Why doesn’t India produce more pulses, fruit, oilseeds, flowers and the like, instead of producing ever more quantities of foodgrain and sugar at prices that are globally not competitive? India also has a surplus stock of sugar, which the government has been trying to export by offering a subsidy of 10 a kg.

The answer is populist politics over the years. In the 1960s, drought and sustained population growth had left India short of domestically grown food, and lived ship-to-mouth, depending on food aid, under Public Law 480 (PL480) that the US government provided grudgingly, needled by the Indian government’s policy of playing the Soviet Union off against the West in the name of Non-Alignment and getting the best deals from both camps, and at the same time, under pressure to prevent yet another Asian country falling to Communist revolution, in the wake of China and a gamut of nations in what used to be Indochina.

Growing more food became a priority. Prime Minister Lal Bahadur Shastri called upon the peasant’s patriotism, with rousing slogans of Jai Kisan, alongside Jai Jawan, to hail the soldiers who prevailed over Pakistan in the 1965 war. When Indira Gandhi took over, she tried modern crop husbandry, drawing on the success of Norman Borlaug and other agricultural scientists in vastly improving yields of wheat and rice. Farmers were persuaded to abandon traditional varieties of rice and wheat and adopt new crop husbandry practices. Irrigation water was free, fertilizers were subsidized, the produce faced guaranteed purchase by the state at pre-announced prices. Foodgrain output shot up, India ceased to depend on external aid for food.

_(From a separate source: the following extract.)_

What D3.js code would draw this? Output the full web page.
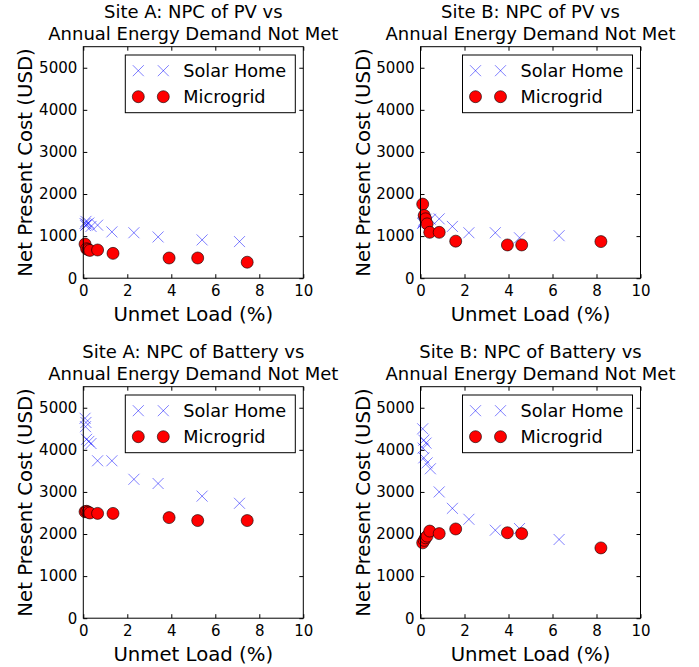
<!DOCTYPE html>
<html><head><meta charset="utf-8">
<script src="https://cdn.jsdelivr.net/npm/d3@7"></script>
<style>body{margin:0;background:#fff}svg{display:block}text{font-family:"DejaVu Sans",sans-serif}</style>
</head><body>
<script>
// ---- Data ----
const xTicks = [0, 2, 4, 6, 8, 10];
const yTicks = [0, 1000, 2000, 3000, 4000, 5000];
const seriesNames = ["Solar Home", "Microgrid"];

// Site A
const siteA_solar_unmet = [0.08, 0.12, 0.1, 0.15, 0.25, 0.35, 0.65, 1.3, 2.3, 3.4, 5.4, 7.1];
const siteA_solar_pv    = [1300, 1350, 1250, 1280, 1310, 1230, 1260, 1100, 1080, 980, 910, 870];
const siteA_solar_batt  = [4750, 4650, 4550, 4250, 4200, 4150, 3740, 3740, 3300, 3200, 2900, 2730];
const siteA_micro_unmet = [0.08, 0.15, 0.22, 0.3, 0.65, 1.35, 3.9, 5.2, 7.45];
const siteA_micro_pv    = [810, 700, 680, 660, 670, 590, 480, 480, 380];
const siteA_micro_batt  = [2530, 2540, 2520, 2500, 2490, 2490, 2390, 2320, 2320];

// Site B
const siteB_solar_unmet = [0.1, 0.15, 0.25, 0.12, 0.15, 0.3, 0.45, 0.85, 1.45, 2.2, 3.4, 4.5, 6.3];
const siteB_solar_pv    = [1300, 1350, 1400, 1320, 1380, 1330, 1400, 1410, 1230, 1080, 1080, 960, 1010];
const siteB_solar_batt  = [4500, 4230, 4160, 4040, 3810, 3690, 3550, 3000, 2610, 2350, 2090, 2130, 1870];
const siteB_micro_unmet = [0.1, 0.17, 0.23, 0.3, 0.42, 0.85, 1.6, 3.95, 4.6, 8.2];
const siteB_micro_pv    = [1760, 1490, 1410, 1290, 1090, 1090, 880, 790, 790, 870];
const siteB_micro_batt  = [1790, 1850, 1910, 1950, 2070, 2010, 2120, 2030, 2010, 1670];

const titles = [
  ["Site A: NPC of PV vs", "Annual Energy Demand Not Met"],
  ["Site B: NPC of PV vs", "Annual Energy Demand Not Met"],
  ["Site A: NPC of Battery vs", "Annual Energy Demand Not Met"],
  ["Site B: NPC of Battery vs", "Annual Energy Demand Not Met"]
];
const xLabel = "Unmet Load (%)";
const yLabel = "Net Present Cost (USD)";

const panels = [
  {title: titles[0], sx: siteA_solar_unmet, sy: siteA_solar_pv,   mx: siteA_micro_unmet, my: siteA_micro_pv},
  {title: titles[1], sx: siteB_solar_unmet, sy: siteB_solar_pv,   mx: siteB_micro_unmet, my: siteB_micro_pv},
  {title: titles[2], sx: siteA_solar_unmet, sy: siteA_solar_batt, mx: siteA_micro_unmet, my: siteA_micro_batt},
  {title: titles[3], sx: siteB_solar_unmet, sy: siteB_solar_batt, mx: siteB_micro_unmet, my: siteB_micro_batt}
];

// ---- Layout ----
const W = 699, H = 667;
const lefts = [83.3, 420.5], tops = [46.7, 386.7];
const pw = 220, ph = 231.5;

const svg = d3.select("body").append("svg").attr("width", W).attr("height", H);

const crossColor = "rgba(0,0,255,0.5)";
const xs = 5.5;

function drawCross(g, cx, cy) {
  g.append("path")
    .attr("d", `M${cx - xs},${cy - xs}L${cx + xs},${cy + xs}M${cx - xs},${cy + xs}L${cx + xs},${cy - xs}`)
    .attr("stroke", crossColor).attr("stroke-width", 1).attr("fill", "none");
}
function drawCircle(g, cx, cy) {
  g.append("circle").attr("cx", cx).attr("cy", cy).attr("r", 6)
    .attr("fill", "#ff0000").attr("stroke", "#000").attr("stroke-width", 0.6);
}

const fmt = d3.format("d");

panels.forEach((p, i) => {
  const L = lefts[i % 2], T = tops[Math.floor(i / 2)];
  const x = d3.scaleLinear().domain([0, 10]).range([0, pw]);
  const y = d3.scaleLinear().domain([0, 5500]).range([ph, 0]);
  const g = svg.append("g").attr("transform", `translate(${L},${T})`);

  // axes
  const fs = "15px";
  const bx = g.append("g").attr("transform", `translate(0,${ph})`)
    .call(d3.axisBottom(x).tickValues(xTicks).tickFormat(fmt).tickSizeInner(-4).tickSizeOuter(0).tickPadding(7));
  const lx = g.append("g")
    .call(d3.axisLeft(y).tickValues(yTicks).tickFormat(fmt).tickSizeInner(-4).tickSizeOuter(0).tickPadding(6));
  const tx = g.append("g")
    .call(d3.axisTop(x).tickValues(xTicks).tickSizeInner(-4).tickSizeOuter(0).tickFormat(""));
  const rx = g.append("g").attr("transform", `translate(${pw},0)`)
    .call(d3.axisRight(y).tickValues(yTicks).tickSizeInner(-4).tickSizeOuter(0).tickFormat(""));
  [bx, lx, tx, rx].forEach(a => {
    a.select(".domain").remove();
    a.selectAll("text").attr("font-size", fs).attr("fill", "#000").attr("font-family", '"DejaVu Sans",sans-serif');
    a.selectAll("line").attr("stroke", "#000");
  });

  // data
  const dg = g.append("g");
  p.sx.forEach((v, k) => drawCross(dg, x(v), y(p.sy[k])));
  p.mx.forEach((v, k) => drawCircle(dg, x(v), y(p.my[k])));

  // frame
  g.append("rect").attr("width", pw).attr("height", ph)
    .attr("fill", "none").attr("stroke", "#000").attr("stroke-width", 1);

  // legend
  const lw = 170, lh = 57.7;
  const lg = g.append("g").attr("transform", `translate(${pw - 8 - lw},8.3)`);
  lg.append("rect").attr("width", lw).attr("height", lh).attr("fill", "#fff").attr("stroke", "#000").attr("stroke-width", 1);
  [15.7, 41.7].forEach((ry, r) => {
    [13, 38].forEach(mx => { if (r === 0) drawCross(lg, mx, ry); else drawCircle(lg, mx, ry); });
    lg.append("text").attr("x", 58).attr("y", ry).attr("dy", "0.36em")
      .attr("font-size", "17.7px").text(seriesNames[r]);
  });

  // title (two separate lines)
  g.append("text").attr("text-anchor", "middle").attr("font-size", "18px")
    .attr("x", pw / 2).attr("y", -28.5).text(p.title[0]);
  g.append("text").attr("text-anchor", "middle").attr("font-size", "18px")
    .attr("x", pw / 2).attr("y", -7).text(p.title[1]);

  // x label
  g.append("text").attr("x", pw / 2).attr("y", ph + 43).attr("text-anchor", "middle")
    .attr("font-size", "19.7px").text(xLabel);
  // y label
  g.append("text").attr("transform", `translate(-51,${ph / 2}) rotate(-90)`)
    .attr("text-anchor", "middle").attr("font-size", "19.7px").text(yLabel);
});
</script>
</body></html>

But farmers grew accustomed to assured offtake of grain at prices that more than covered the cost of production, estimated annually by a specific commission set up for the purpose. Politicians never had the political courage to say, ‘enough!’, and competed in offering ever-rising minimum support prices. Farmers in northwest India extended their cultivated area, used more of water and fertilizer than was good for the soil and started pumping up groundwater, drawing on free (what else?) power for the purpose.

Food subsidy is the difference between the Food Corporation of India’s costs and what it earns from selling grain to state civil supplies departments, which, in turn, supply their fair price shops, and some bit in the open market. The major cost of the FCI is on procurement and storage. When more grain is procured than is demanded by the states, grain is stored for long periods, sometimes, in the open with nothing more than tarpaulins to cover piled-up sacks. Grain rots, is eaten up by rodents, and pilfered. Still, ever more grain is produced and procured. The subsidy on power, water, fertilizer and compensating the FCI for its losses keeps going up.

The way out is to end open-ended procurement. The three farm laws passed by the government represented an attempt to achieve this goal. But it was ham-handed and was foiled by sustained opposition by farmers. What is really needed is to put in place a new set of incentives for the crops that are in short supply and for crops that India could produce competitively for the world market, backed up with a robust agro-processing and food processing industry. Farmers have to be weaned off rice and wheat and subsidy, not forcibly prised off these substances, to which they have been addicted for more than half a century.

This year’s Padma awardees included two farmers, one from Uttar Pradesh, who has diversified from grain to flowers, vegetables and much else. One Padma does not a paradigm shift make; we need an integrated set of incentives and investment in market linkages for the farmer to move out of grain and into more diverse crops. Till then, we will keep producing record mountains of grain, hail it as an achievement, instead of condemning it as an unaffordable waste of resources.